Órfãos da vacina

Os resultados de tamanha inaptidão e incompetência não poderiam ser mais graves: centenas de mortes, não só dentro e às portas dos hospitais, mas também no interior das famílias.

Por Alfredo J. Gonçalves

Impossível não amargar um sentimento de abandono, impotência e orfandade diante do atual processo de vacinação contra a Covid-19. No Brasil, em maior ou menor grau, e de acordo com os estados e municípios, o trabalho segue a passos de tartaruga. Não pela negligência ou falta de preparo dos profissionais de saúde, acrescente-se logo, mas simplesmente pelo reduzido número de vacinas. No geral, sequer chegamos ainda a atingir 5% de toda população e, de entre os mais idosos, nem alcançamos a faixa retroativa dos 80 anos.

Foto: Vanessa Fernandes/G1 RR

Foto: Vanessa Fernandes/G1 RR

O fato é que os erros grosseiros e repetitivos de um negacionismo ativo – tanto no sentido de menosprezar a gravidade da pandemia e na desqualificação da imunização, quanto na demora em providenciar com a devida antecedência um número suficiente de doses junto aos diversos laboratórios – esses erros negacionistas cobram seu preço. E, uma vez mais, quem paga a conta é o conjunto da população. Ansioso e na esperança de atravessar o quanto antes o túnel escuro de quarentena e isolamento social, confiante nas potencialidades da ciência, o cidadão acaba tropeçando agora com os resultados tíbios e pífios de uma vacinação que deve se estender por vários meses, devido ao desgoverno das autoridades (i)responsáveis.

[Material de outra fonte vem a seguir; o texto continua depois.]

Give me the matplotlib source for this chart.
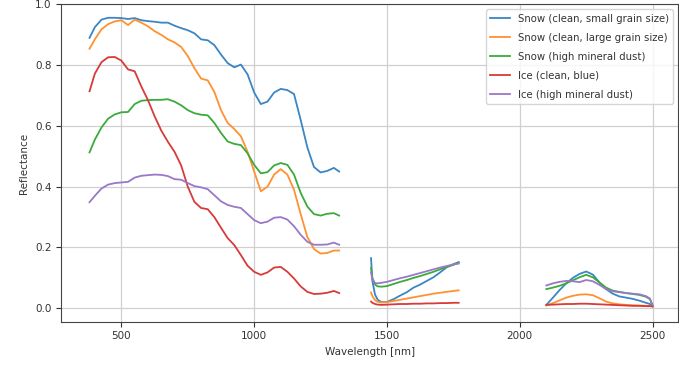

Desgoverno que, por outro lado, notória e reconhecidamente, começa já com o desembarque do coronavírus em território nacional, nos primeiros meses de 2020. Desde o início, com efeito, a pandemia foi classificada como uma simples “gripezinha” que afeta somente os mais “frágeis”, poupando os “atletas”. Ao mesmo tempo, as medidas de prevenção contra o contágio – uso de máscaras, quarentena e cuidados redobrados com a higiene – tudo isso era coisa de “maricas”. Como consequência dessa atitude, a bem dizer copiada dos Estados Unidos de Donald Trump, o Brasil figura em segundo lugar no trágico ranking de mortes, logo atrás de seu idolatrado norte-americano, caminhando a passos largos para a casa das 250 mil vítimas fatais.

O cenário inusitado e macabro de Manaus, capital do Amazonas, entre outras cidades e estados da região norte, revelam outra face desse desgoverno. No vórtice sem precedentes de uma crise sanitária mundial, o Ministério da Saúde deixou de ser dirigido por especialistas da área, para ser entregue a um general do exército, supostamente formado em logística. E foi precisamente desde o ponto de vista da logística que Eduardo Pazuello, em visita a Manaus, sequer foi capaz de prever a iminente necessidade do abastecimento de oxigênio, elemento indispensável para quem, devido às complicações da Covid-19, sofre de insuficiência respiratória aguda grave. Ao contrário, a mando do capitão, o general centrou sua missão “militar/sanitária/logística” na receita de cloroquina, não recomendada pelos médicos mais renomados.

Os resultados de tamanha inaptidão e incompetência não poderiam ser mais graves: centenas de mortes, não só dentro e às portas dos hospitais, mas também no interior das famílias. O índice de letalidade superou todas as expectativas. Alguns, mais afortunados conseguiram transferência para unidades de saúde de outras capitais do país. Pelas ruas de uma Manaus que parecia ter emergido de um filme de terror, os familiares, parentes e amigos, com a solidariedade cidadã, disputavam febrilmente os cilindros de oxigênio.

Frente a semelhante crime contra a saúde pública, que fazem os parlamentares vinculados ao governo? Tentam a todo custo evitar uma Comissão Parlamentar de Inquérito (CPI) sobre a tragédia de Manaus, achando que podem contentar-se com alguns esclarecimentos pontuais do desastrado Ministro da Saúde. Este, como era de se esperar, não se saiu bem das explicações. Agravou a sensação de negligência como resultado do desgoverno que impera em Brasília. Que farão os ditos parlamentares? Já se colocaram em frenética agitação, não para buscar soluções para a saúde dos cidadãos, e sim para convencer seus comparsas a retirar a assinatura do pedido formal de CPI. No frigir dos ovos, quantos brasileiros seguem órfãos da vacina!

Alfredo J. Gonçalves, cs, vice-presidente do SPM.